Concerned with farming and agriculture in the context of modern life and the representation of daily labourers of various occupations in the suburban localities, his works in the exhibition revolve around the particular notion of the study, understood not as a regular academic practice – a drawing or sketch done in preparation for a finished piece – but something close to the anthropological idea of case-study: the contextual analysis of the everyday life and actions of an individual, group or community that exhibits the morphology of the social structure.
Rooted in the empiricism of “being there,” Sahu’s work involves the scientific method of photo documentation, field notes and drawings and interviews which he later reworks in his studio. He prefers to see himself as a compiler, as opposed to an original creator, who reconstructs the reality, drawing on elements and styles from diverse scientific and artistic disciplines and discourses. In his work, this process of citation operates on multiple levels, subverting the idea of painting as a medium of invention and originality. The strategic juxtaposition of the visual and textual sings, of diagrammatic and realistic images and of technically produced and transferred images that relate to the “industrial aesthetic” and hand-drawn ones create hybridity that defies the linearity of the visual discourse, challenging the ideological and institutional demands placed on art.
The human body holds the centre stage in many of Prasanta Sahu’s major works. In the exhibition, he deals mostly with the marginalized male farmers and daily labourers, representing them not merely as the physical bodies in action, but a contested site of biopolitics. Reducing the bodies to their bare silhouette, Sahu highlights the economy of their gestures, underlines the non-figurative quality of his works, which are documents, as opposed to portrait or descriptive representation. He is not only interested in visual effect and compositional arrangement of his work but also confers upon them a socio-political status.

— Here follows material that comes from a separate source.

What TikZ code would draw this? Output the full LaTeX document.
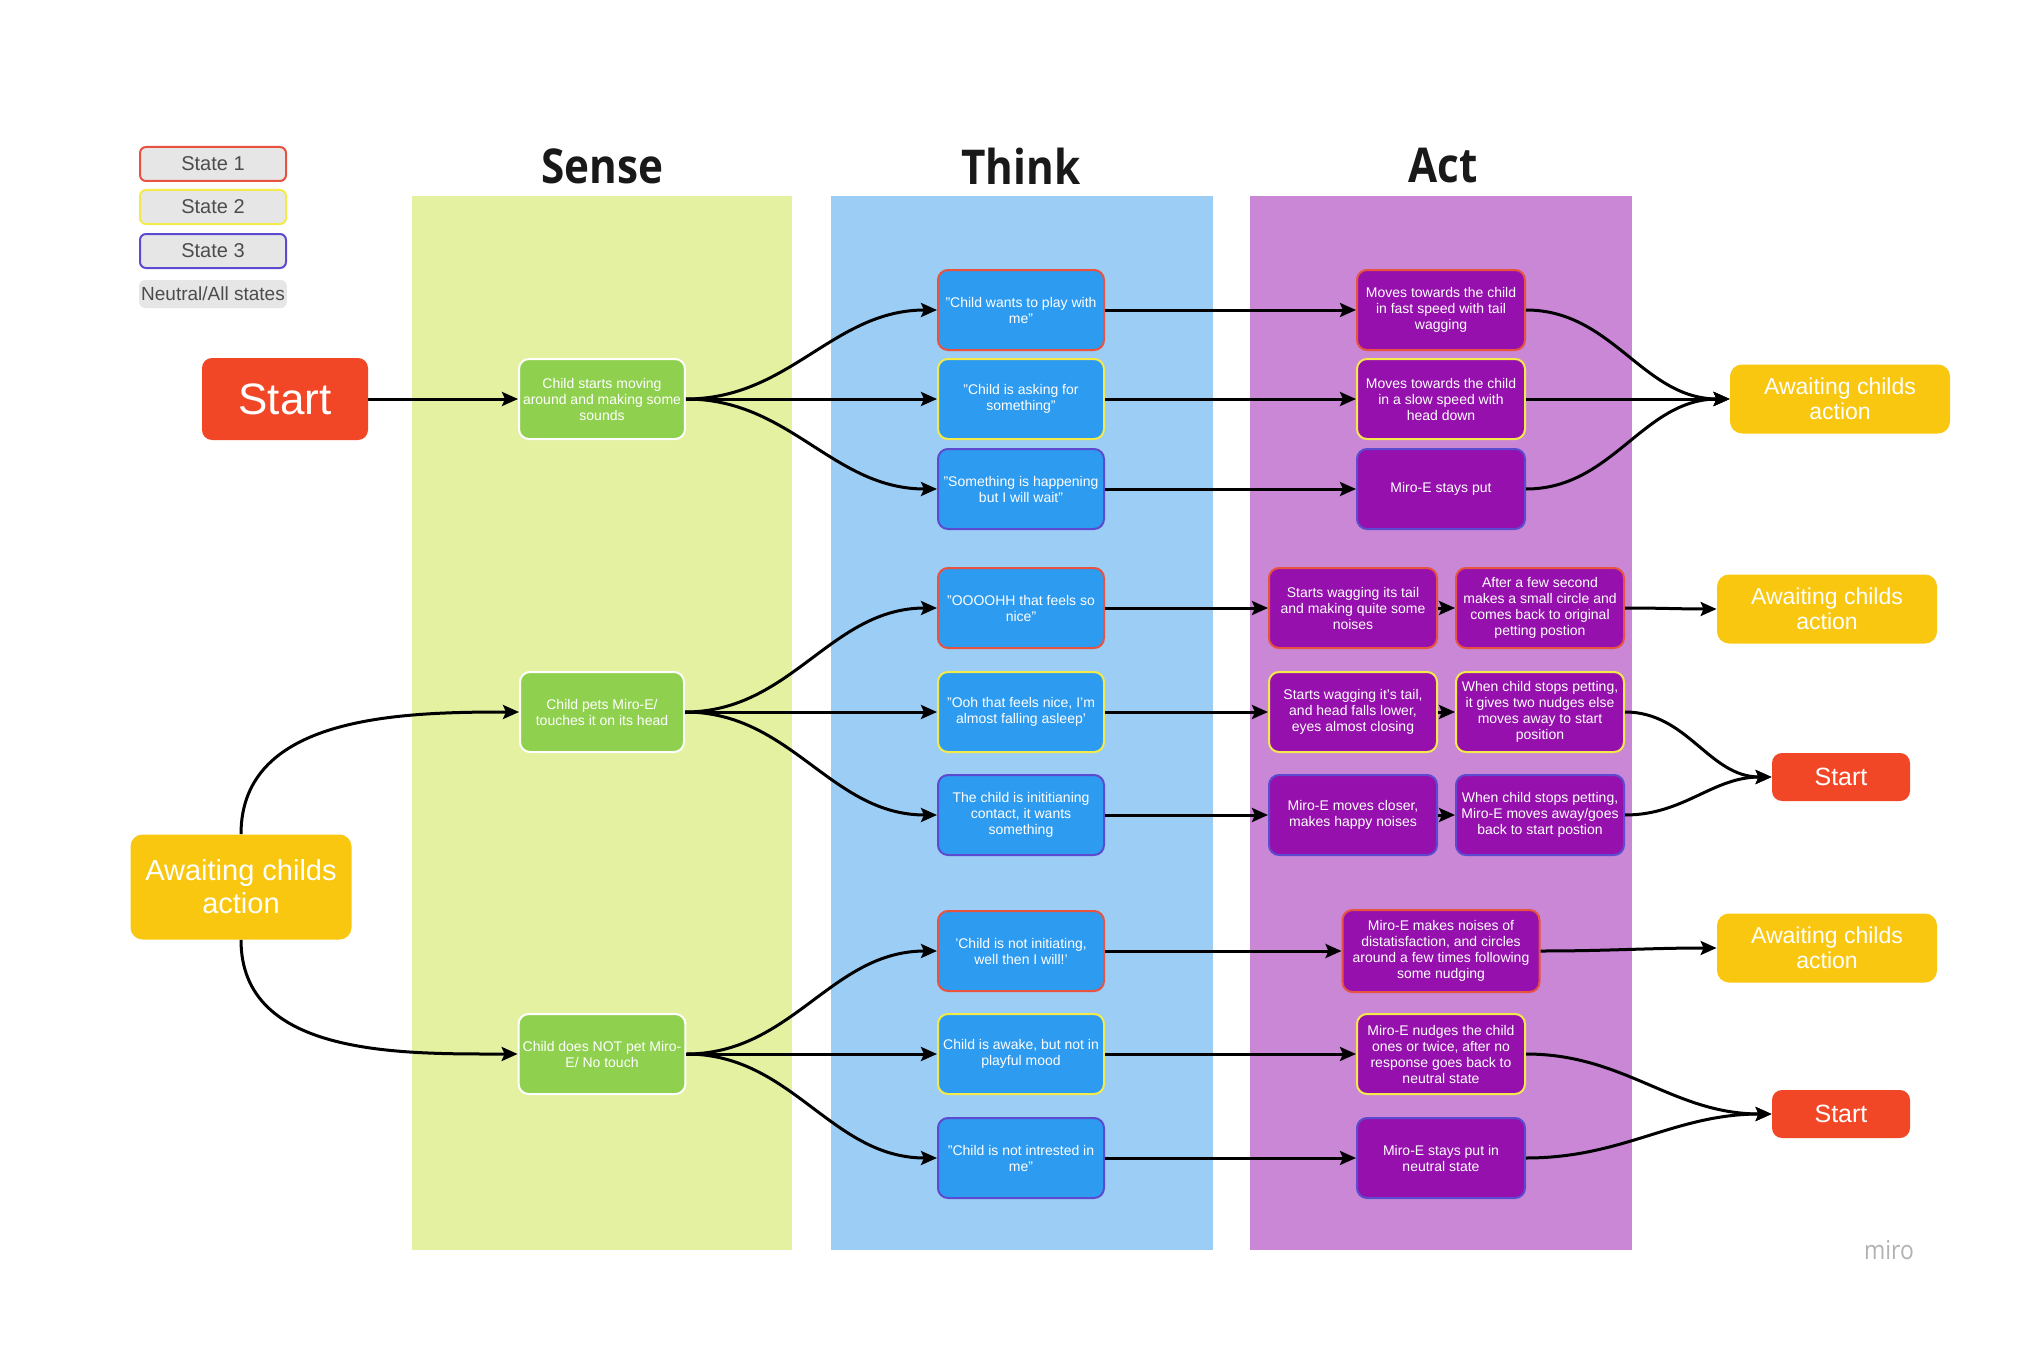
\documentclass[tikz,border=0pt]{standalone}
\usepackage{fontspec}
\setmainfont{Liberation Sans}
\newfontfamily\titlefont[FakeStretch=0.88]{Open Sans}
\usetikzlibrary{arrows.meta}

\definecolor{sensebg}{HTML}{E3F1A1}
\definecolor{thinkbg}{HTML}{9BCDF5}
\definecolor{actbg}{HTML}{C987D6}
\definecolor{sensegreen}{HTML}{8FD14F}
\definecolor{thinkblue}{HTML}{2D9BF0}
\definecolor{actpurple}{HTML}{9510AC}
\definecolor{startred}{HTML}{F24726}
\definecolor{awaityellow}{HTML}{FAC710}
\definecolor{stateone}{HTML}{E8533F}
\definecolor{statetwo}{HTML}{F4EA4A}
\definecolor{statethree}{HTML}{5C4BD0}
\definecolor{leggray}{HTML}{E6E6E6}

\tikzset{
  box/.style={rounded corners=5pt, align=center, text=white, inner sep=2pt,
    font=\fontsize{7}{8}\selectfont, minimum height=40pt},
  sensebox/.style={box, fill=sensegreen, draw=white, line width=1pt, minimum width=82pt},
  thinkbox/.style={box, fill=thinkblue, line width=1pt, minimum width=83pt},
  actbox/.style={box, fill=actpurple, line width=1pt, minimum width=84pt},
  sone/.style={draw=stateone},
  stwo/.style={draw=statetwo},
  sthree/.style={draw=statethree},
  legbox/.style={rounded corners=3pt, fill=leggray, line width=1pt, minimum width=73pt,
    minimum height=17pt, inner sep=1pt, text=black!70, font=\fontsize{10}{11}\selectfont},
  startbox/.style={rounded corners=5pt, fill=startred, text=white, inner sep=2pt},
  awaitbox/.style={rounded corners=6pt, fill=awaityellow, text=white, align=center, inner sep=2pt},
  coltitle/.style={font=\titlefont\bfseries\fontsize{24}{26}\selectfont, text=black!90},
  flow/.style={line width=1.5pt, -{Stealth[length=8pt,width=7pt,inset=1.5pt]}},
}

\begin{document}
\begin{tikzpicture}[x=0.5pt, y=-0.5pt]
  \fill[white] (0,0) rectangle (2036,1354);
  \useasboundingbox (0,0) rectangle (2036,1354);

  % columns
  \fill[sensebg] (412,196) rectangle (792,1250);
  \fill[thinkbg] (831,196) rectangle (1213,1250);
  \fill[actbg] (1250,196) rectangle (1632,1250);
  \node[coltitle] (sensetitle) at (602,166) {Sense};
  \node[coltitle] (thinktitle) at (1021,166) {Think};
  \node[coltitle] (acttitle) at (1443,166) {Act};

  % legend
  \node[legbox, sone] (leg1) at (213,164) {State 1};
  \node[legbox, stwo] (leg2) at (213,207) {State 2};
  \node[legbox, sthree] (leg3) at (213,251) {State 3};
  \node[legbox, minimum height=14pt, font=\fontsize{9.5}{10}\selectfont] (leg4) at (213,294) {Neutral/All states};

  % entry points
  \node[startbox, minimum width=83pt, minimum height=41pt, font=\fontsize{22}{24}\selectfont] (start) at (285,399) {Start};
  \node[awaitbox, minimum width=110.5pt, minimum height=52.5pt, font=\fontsize{14.5}{16.5}\selectfont] (awaitL) at (241,887) {Awaiting childs\\action};

  % sense
  \node[sensebox] (s1) at (602,399) {Child starts moving\\around and making some\\sounds};
  \node[sensebox] (s2) at (602,712) {Child pets Miro-E/\\touches it on its head};
  \node[sensebox] (s3) at (602,1054) {Child does NOT pet Miro-\\E/ No touch};

  % think
  \node[thinkbox, sone] (t1) at (1021,310) {"Child wants to play with\\me"};
  \node[thinkbox, stwo] (t2) at (1021,399) {"Child is asking for\\something"};
  \node[thinkbox, sthree] (t3) at (1021,489) {"Something is happening\\but I will wait"};
  \node[thinkbox, sone] (t4) at (1021,608) {"OOOOHH that feels so\\nice"};
  \node[thinkbox, stwo] (t5) at (1021,712) {"Ooh that feels nice, I'm\\almost falling asleep'};
  \node[thinkbox, sthree] (t6) at (1021,815) {The child is inititianing\\contact, it wants\\something};
  \node[thinkbox, sone] (t7) at (1021,951) {'Child is not initiating,\\well then I will!'};
  \node[thinkbox, stwo] (t8) at (1021,1054) {Child is awake, but not in\\playful mood};
  \node[thinkbox, sthree] (t9) at (1021,1158) {"Child is not intrested in\\me"};

  % act
  \node[actbox, sone] (a1) at (1441,310) {Moves towards the child\\in fast speed with tail\\wagging};
  \node[actbox, stwo] (a2) at (1441,399) {Moves towards the child\\in a slow speed with\\head down};
  \node[actbox, sthree] (a3) at (1441,489) {Miro-E stays put};
  \node[actbox, sone] (a4a) at (1353,608) {Starts wagging its tail\\and making quite some\\noises};
  \node[actbox, sone] (a4b) at (1540,608) {After a few second\\makes a small circle and\\comes back to original\\petting postion};
  \node[actbox, stwo] (a5a) at (1353,712) {Starts wagging it's tail,\\and head falls lower,\\eyes almost closing};
  \node[actbox, stwo] (a5b) at (1540,712) {When child stops petting,\\it gives two nudges else\\moves away to start\\position};
  \node[actbox, sthree] (a6a) at (1353,815) {Miro-E moves closer,\\makes happy noises};
  \node[actbox, sthree] (a6b) at (1540,815) {When child stops petting,\\Miro-E moves away/goes\\back to start postion};
  \node[actbox, sone, minimum width=98.5pt, minimum height=41pt] (a7) at (1441,951) {Miro-E makes noises of\\distatisfaction, and circles\\around a few times following\\some nudging};
  \node[actbox, stwo] (a8) at (1441,1054) {Miro-E nudges the child\\ones or twice, after no\\response goes back to\\neutral state};
  \node[actbox, sthree] (a9) at (1441,1158) {Miro-E stays put in\\neutral state};

  % exits
  \node[awaitbox, minimum width=110pt, minimum height=34.5pt, font=\fontsize{11.5}{12.5}\selectfont] (awaitR1) at (1840,399) {Awaiting childs\\action};
  \node[awaitbox, minimum width=110pt, minimum height=34.5pt, font=\fontsize{11.5}{12.5}\selectfont] (awaitR2) at (1827,609) {Awaiting childs\\action};
  \node[startbox, minimum width=69pt, minimum height=24pt, font=\fontsize{12.5}{14}\selectfont] (startR1) at (1841,777) {Start};
  \node[awaitbox, minimum width=110pt, minimum height=34.5pt, font=\fontsize{11.5}{12.5}\selectfont] (awaitR3) at (1827,948) {Awaiting childs\\action};
  \node[startbox, minimum width=69pt, minimum height=24pt, font=\fontsize{12.5}{14}\selectfont] (startR2) at (1841,1114) {Start};

  \node[text=black!30, font=\titlefont\fontsize{13}{14}\selectfont] (miro) at (1889,1250) {miro};

  % connectors
  \draw[flow] (start) -- (s1);
  \draw[flow] (awaitL.north) to[out=90, in=180] (s2.west);
  \draw[flow] (awaitL.south) to[out=-90, in=180] (s3.west);
  \foreach \t in {t1,t2,t3} \draw[flow] (s1.east) to[out=0, in=180] (\t.west);
  \foreach \t in {t4,t5,t6} \draw[flow] (s2.east) to[out=0, in=180] (\t.west);
  \foreach \t in {t7,t8,t9} \draw[flow] (s3.east) to[out=0, in=180] (\t.west);
  \foreach \t/\a in {t1/a1,t2/a2,t3/a3,t4/a4a,t5/a5a,t6/a6a,t7/a7,t8/a8,t9/a9}
    \draw[flow] (\t) -- (\a);
  \foreach \a/\b in {a4a/a4b,a5a/a5b,a6a/a6b} \draw[flow] (\a) -- (\b);
  \foreach \a in {a1,a2,a3} \draw[flow] (\a.east) to[out=0, in=180] (awaitR1.west);
  \draw[flow] (a4b.east) to[out=0, in=180] (awaitR2.west);
  \foreach \a in {a5b,a6b} \draw[flow] (\a.east) to[out=0, in=180] (startR1.west);
  \draw[flow] (a7.east) to[out=0, in=180] (awaitR3.west);
  \foreach \a in {a8,a9} \draw[flow] (\a.east) to[out=0, in=180] (startR2.west);
\end{tikzpicture}
\end{document}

A trained artist, Sahu also has a background in electrical engineering. His work thus shows both the pictorial intelligence and imagination of an artist and the analytic approaches of the scientific disciplines. There are contradictions, and his work encompasses them. More often than not, the fieldwork documents, data table and photographs veer abruptly from a scientifically oriented daily account to an avant-garde oneiric montage of images, texts and numbers. Instead of being enclosed in a singular aesthetic idea, the works, composite, fragmentary and hybrid, compel an interrogative meaning.